Business Succession & Estate Planning
The key to successful business succession and estate planning is to have clear instructions that adequately reflect the party’s intention in how their business or property may be divided, passed on, donated or used. More often than not, individuals may find themselves in a situation with no knowledge or experience of how to execute these plans.
Business Succession
Business succession is the process of providing for an easy transferral of a business from one party (owner) to another. In doing so, there are some barriers that may inhibit this success including the continual operation of the business and maintaining pre-existing relationships. Additionally, trying to limit the incurrence of fees such as tax and stamp duty is tricky.
Like most successful business ventures, you must have a plan.
This plan needs to provide strategies of implementation of how you will transition from one business to the next.
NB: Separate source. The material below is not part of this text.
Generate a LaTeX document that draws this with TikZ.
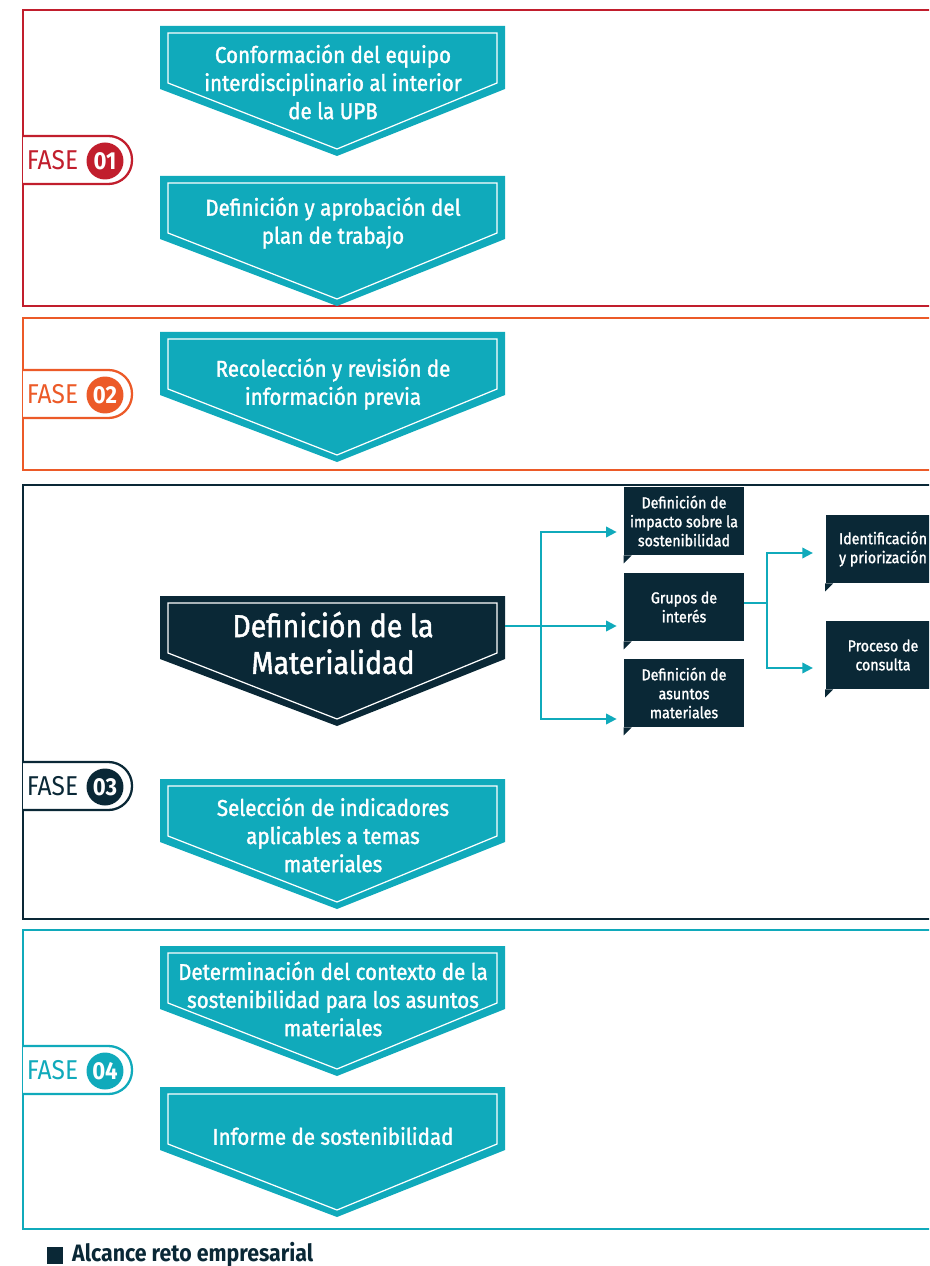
\documentclass[tikz,border=0pt]{standalone}
\usepackage{fontspec}
\setmainfont{Fira Sans}[FakeStretch=0.9]
\newfontfamily\medium{Fira Sans}[FakeStretch=0.9, FakeBold=1.5]
\usetikzlibrary{arrows.meta, positioning}
\definecolor{faseA}{RGB}{193, 30, 45}
\definecolor{faseB}{RGB}{236, 90, 40}
\definecolor{faseC}{RGB}{10, 40, 54}
\definecolor{faseD}{RGB}{16, 170, 187}

% arrow shape: #1 = top, #2 = colour
\newcommand{\stagearrow}[2]{%
  \fill[#2] (160,#1) -- (505,#1) -- (505,#1+63) -- (337,#1+130) -- (160,#1+63) -- cycle;
  \draw[white, line width=0.7pt] (168,#1+7) -- (497,#1+7) -- (497,#1+57) -- (337,#1+123) -- (168,#1+57) -- cycle;
}
% phase tab: #1 = name, #2 = centre y, #3 = colour, #4 = number
\newcommand{\fasetab}[4]{%
  \draw[#3, line width=1.3pt, fill=white, rounded corners=0.47cm]
    (23,#2-24) -- (132,#2-24) -- (132,#2+24) -- (23,#2+24);
  \node[text=#3, font=\fontsize{15.5}{15.5}\selectfont, anchor=west, inner sep=2pt] (#1) at (23,#2) {FASE};
  \node[circle, fill=#3, text=white, minimum size=0.74cm, inner sep=0pt,
        font=\bfseries\fontsize{14}{14}\selectfont] (#1n) at (105,#2+1) {#4};
}

\begin{document}
\begin{tikzpicture}[x=0.02cm, y=-0.02cm, >={Triangle[length=6pt, width=6pt]},
  stagetext/.style={text=white, align=center, font=\medium\fontsize{13}{16}\selectfont},
  subbox/.style={fill=faseC, text=white, align=center, minimum width=2.4cm,
    minimum height=1.36cm, inner sep=1pt, font=\medium\fontsize{9}{10.8}\selectfont},
  link/.style={faseD, line width=1.1pt}]
  \useasboundingbox (0,0) rectangle (929,1266);
  \clip (0,0) rectangle (929,1266);

  % Phase frames
  \draw[faseA, line width=1.2pt] (23,10) rectangle (960,306);
  \draw[faseB, line width=1.2pt] (23,318) rectangle (960,470);
  \draw[faseC, line width=1.5pt] (23,485) rectangle (960,919);
  \draw[faseD, line width=1.2pt] (23,930) rectangle (960,1229);

  % Phase 1
  \stagearrow{26}{faseD}
  \node[stagetext] (conf) at (333,82) {Conformación del equipo\\interdisciplinario al interior\\de la UPB};
  \stagearrow{176}{faseD}
  \node[stagetext] (plan) at (333,223) {Definición y aprobación del\\plan de trabajo};
  \fasetab{f1}{160}{faseA}{01}

  % Phase 2
  \stagearrow{332}{faseD}
  \node[stagetext] (recol) at (333,384) {Recolección y revisión de\\información previa};
  \fasetab{f2}{394}{faseB}{02}

  % Phase 3
  \stagearrow{596}{faseC}
  \node[text=white, align=center, font=\medium\fontsize{18}{21}\selectfont] (mat) at (333,643) {Definición de la\\Materialidad};
  \stagearrow{779}{faseD}
  \node[stagetext] (selec) at (333,835) {Selección de indicadores\\aplicables a temas\\materiales};
  \fasetab{f3}{786}{faseC}{03}

  % Sub-steps of the materiality
  \node[subbox] (imp) at (684,521) {Definición de\\impacto sobre la\\sostenibilidad};
  \node[subbox] (grp) at (684,607) {Grupos de\\interés};
  \node[subbox] (asun) at (684,693) {Definición de\\asuntos\\materiales};
  \node[subbox, minimum width=2.3cm] (ident) at (883,549) {Identificación\\y priorización};
  \node[subbox, minimum width=2.3cm] (cons) at (883,655) {Proceso de\\consulta};
  \foreach \b in {imp, grp, asun, ident, cons}
    \fill[faseC] (\b.south west) -- ++(0,8) -- ++(8,-8) -- cycle;

  % Connectors
  \coordinate (matE) at (505,626);
  \coordinate (fork1) at (541,626);
  \draw[link, ->, shorten >=4pt] (matE) -- (grp.west |- matE);
  \draw[link, ->, shorten >=4pt] (fork1) |- (imp.west |- 0,532);
  \draw[link, ->, shorten >=4pt] (fork1) |- (asun.west |- 0,719);
  \coordinate (grpE) at (grp.east |- 0,603);
  \coordinate (fork2) at (767,603);
  \draw[link] (grpE) -- (fork2);
  \draw[link, ->, shorten >=7pt] (fork2) |- (ident.west |- 0,553);
  \draw[link, ->, shorten >=7pt] (fork2) |- (cons.west |- 0,668);

  % Phase 4
  \stagearrow{946}{faseD}
  \node[stagetext] (ctx) at (333,999) {Determinación del contexto de la\\sostenibilidad para los asuntos\\materiales};
  \stagearrow{1087}{faseD}
  \node[stagetext] (inf) at (333,1136) {Informe de sostenibilidad};
  \fasetab{f4}{1070}{faseD}{04}

  % Legend
  \fill[faseC] (47,1247) rectangle (63,1264);
  \node[anchor=west, text=faseC, font=\bfseries\fontsize{13.5}{13.5}\selectfont] (leg) at (66,1254) {Alcance reto empresarial};
\end{tikzpicture}
\end{document}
This plan will include how to solidify and maintain the value of the business as it stands to ensure the same business is delivered to the next party. It must also have instructions on how you intend to change the ownership without incurring many costs.
Often this can be a job for a professional who can assist with intricacies of business succession.
Estate Planning
Thinking about how you want your estate divided can be a complicated process. More so when there are many parties to consider such as spouses, children, relatives and the like. At the transferral of estate there will always be challenges and therefore it is important to implement an effective plan that minimises confusion of parties and sets our clear instructions.
Some considerations to make with the help of a professional relate to limiting tax payable, transferral of appropriate assets to the allocated beneficiaries and the protection of assets in the event of legal complications. Whilst families may agree prior to the event that there will be no animosity and complications, estate planning provides a secure and safe representation of how you wish your estate to be passed on.